Machine learning models are ubiquitous in adtech today. One of the most common applications of machine learning in adtech is building a predictive model to estimate probabilities of rare events like clicks and installs. Model predictions are used to estimate the worth of an impression in an RTB scenario. Since the correctness of the model directly impacts the economic performance of the media buying, it’s of great importance to validate the efficiency of the model. There are numerous metrics in literature which tries to measure what constitutes a good model. This article is a discussion on some of these metrics and their applicability to the adtech scenario.
A model employed in adtech is usually a probability regression model, say, something like logistic regression which computes the probability of a certain rare event like click, given a set of input variables. Since predicted probabilities are very small and even for a realistically high CTR impression, it’s impossible to confidently classify it as a click; classification metrics like precision, recall, F1 score are not suitable for measuring the goodness of the model.
Metrics which are in widespread use in industry are Log-loss and Area under the receiver operating curve (AUC).
Since models like logistic regression use log-loss as the optimization objective function, it’s a very natural metric to measure the generalization. Note that log-loss is nothing but the negative log likelihood of the dataset on which we are running the model.
Smaller the log-loss, better the quality of predictions. Although an ideal model would have a zero log-loss, it’s never the case in a realistic scenario. It’s hard to suggest a particular value for log-loss below which model could be deemed good. This is one of the downsides of log-loss and also, it does not capture the economic performance of the model.

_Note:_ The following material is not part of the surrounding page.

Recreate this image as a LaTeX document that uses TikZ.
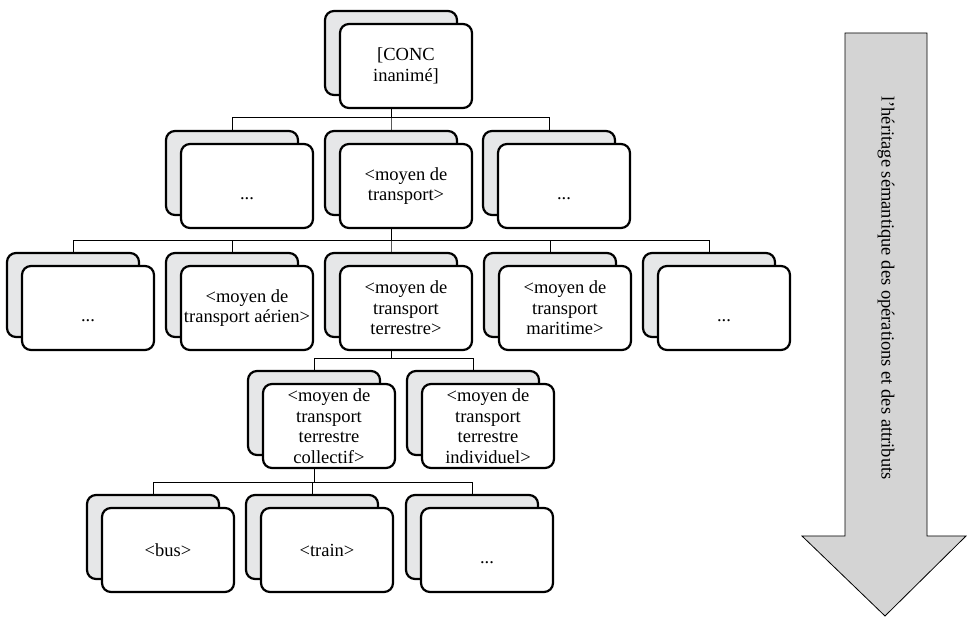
\documentclass[tikz,border=0pt]{standalone}
\usepackage{fontspec}
\setmainfont{Liberation Serif}
\usetikzlibrary{shadows}
\definecolor{backgray}{RGB}{230,231,232}
\definecolor{arrowgray}{RGB}{212,212,212}
\newcommand\boxfont{\fontsize{18.5}{20.5}\selectfont}
\newcommand\suite{\strut\smash{\raisebox{-9pt}{...}}}
\tikzset{
  unit/.style={draw=black,line width=2.2pt,rounded corners=9pt,fill=white,
    minimum width=132pt,minimum height=84pt,inner sep=0pt,align=center,font=\boxfont,
    copy shadow={shadow xshift=-15pt,shadow yshift=13pt,fill=backgray,draw=black,line width=2.2pt}},
  link/.style={draw=black,line width=0.8pt},
}
\begin{document}
\begin{tikzpicture}[x=1pt,y=1pt]
\useasboundingbox (0,0) rectangle (967,618);
% objects at depth 100: the arrow
\path[draw=black,line width=0.8pt,fill=arrowgray] (845,585) -- (927,585) -- (927,82) -- (966,82) -- (885,2) -- (802,82) -- (845,82) -- cycle;
\node[font=\boxfont,rotate=-90] (legend) at (886,330) {l’héritage sémantique des opérations et des attributs};
% objects at depth 50: the boxes
\node[unit] (conc) at (406,552) {[CONC\\inanimé]};
\node[unit] (autre1) at (247,432) {\suite};
\node[unit] (moyen) at (406,432) {<moyen de\\transport>};
\node[unit] (autre2) at (564,432) {\suite};
\node[unit] (autre3) at (88,310) {\suite};
\node[unit] (aerien) at (247,310) {<moyen de\\transport aérien>};
\node[unit] (terrestre) at (406,310) {<moyen de\\transport\\terrestre>};
\node[unit] (maritime) at (565,310) {<moyen de\\transport\\maritime>};
\node[unit] (autre4) at (724,310) {\suite};
\node[unit] (collectif) at (329,192) {<moyen de\\transport\\terrestre\\collectif>};
\node[unit] (individuel) at (488,192) {<moyen de\\transport\\terrestre\\individuel>};
\node[unit] (bus) at (168,68) {<bus>};
\node[unit] (train) at (327,68) {<train>};
\node[unit] (autre5) at (487,68) {\suite};
% objects at depth 0: the links
\draw[link] ([xshift=-15pt,yshift=13pt]autre1.north) -- ++(0,12) -| ([xshift=-15pt]conc.south);
\draw[link] ([xshift=-15pt,yshift=13pt]moyen.north) -- ++(0,12) -| ([xshift=-15pt]conc.south);
\draw[link] ([xshift=-15pt,yshift=13pt]autre2.north) -- ++(0,12) -| ([xshift=-15pt]conc.south);
\draw[link] ([xshift=-15pt,yshift=13pt]autre3.north) -- ++(0,11) -| ([xshift=-15pt]moyen.south);
\draw[link] ([xshift=-15pt,yshift=13pt]aerien.north) -- ++(0,11) -| ([xshift=-15pt]moyen.south);
\draw[link] ([xshift=-15pt,yshift=13pt]terrestre.north) -- ++(0,11) -| ([xshift=-15pt]moyen.south);
\draw[link] ([xshift=-15pt,yshift=13pt]maritime.north) -- ++(0,11) -| ([xshift=-15pt]moyen.south);
\draw[link] ([xshift=-15pt,yshift=13pt]autre4.north) -- ++(0,11) -| ([xshift=-15pt]moyen.south);
\draw[link] ([xshift=-15pt,yshift=13pt]collectif.north) -- ++(0,11) -| ([xshift=-15pt]terrestre.south);
\draw[link] ([xshift=-15pt,yshift=13pt]individuel.north) -- ++(0,11) -| ([xshift=-15pt]terrestre.south);
\draw[link] ([xshift=-15pt,yshift=13pt]bus.north) -- ++(0,11) -| ([xshift=-15pt]collectif.south);
\draw[link] ([xshift=-15pt,yshift=13pt]train.north) -- ++(0,11) -| ([xshift=-15pt]collectif.south);
\draw[link] ([xshift=-15pt,yshift=13pt]autre5.north) -- ++(0,11) -| ([xshift=-15pt]collectif.south);
\end{tikzpicture}
\end{document}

AUC is also one such popular metric which is widely used. its the area under the receiver operating curve which is a plot of true positive rate versus the false positive rate as we vary the classification threshold of the model. Note that the true positive rate denotes the ratio of true positives to all positive samples and false positive rate denotes the ratio of false positives to all true negative samples. If we made random predictions, true positive rate would be equal to false positive rate for any value of the classification threshold and AUC would be 0.5. A perfect model would have an AUC of 1 and the realistic model would have an AUC somewhere in between. A good AUC is a strong indicator of the discrimination power of the model which means model is able to separate out good impressions from bad impressions. AUC does not tell much about the quality of actual value of probabilities. We can scale all predictions by a constant multiplier and AUC will be exactly same. This is one of the disadvantages of AUC.
The predicted probabilities are used to compute a bid value to be submitted to an auction mechanism. So, it’s important that the predicted rate of events turn out to be very close to the observed rate of events. A deviance in this regard implies monetary losses. A model for which the observed rate of events is very close to the predicted rate of events across different regions of the prediction space is referred as a well calibrated model. A statistical metric to measure the calibration of a model is Hosmer- Lemeshow test metric. There are more popular metrics like Brier Score. One could also look at the calibration curve and the deviances (ratio of observed rate of events to expected rate) across different buckets of the prediction space. Having deviances close to 1 across different buckets is probably as good as a model can get because it implies that observed rate of events closely follow the predicted rate of events which in turn imply that we are achieving the business KPI.
There is some recent literature suggesting utility metrics which try to directly capture the economic performance of the model. There is also work around using these utility metrics as the optimization objective while training the model. All the previously discussed metrics focus on the quality of predictions but ignore the bidding system in which they are used. Utility metrics on the other hand focus on the profit that a prediction function generates. This obviously makes business sense. The naïve utility function which is simply the profit that the bidder would generate with a given prediction function may fail to correctly penalize over predictions. To overcome this problem, there is some recent work proposing the usage of expected utility which is constructed by defining a distribution on the second bid prices. Some of these utility functions are not convex and are not easy to optimize but could be used as performance metrics. These metrics hold a lot of promise and are yet to be fully explored in the industry.
Working with a number of metrics is also helpful in identifying new features. more often than not, a new feature improves one of the metrics but may not improve all of them.working with a single metric could lead to rejecting the feature which might improve other metrics.
With emergence of utility metrics, it’s perhaps possible in future that adtech prediction models get built and measured in terms of one metric which completely captures the economic performance of the model. That would take machine learning in adtech to the next level.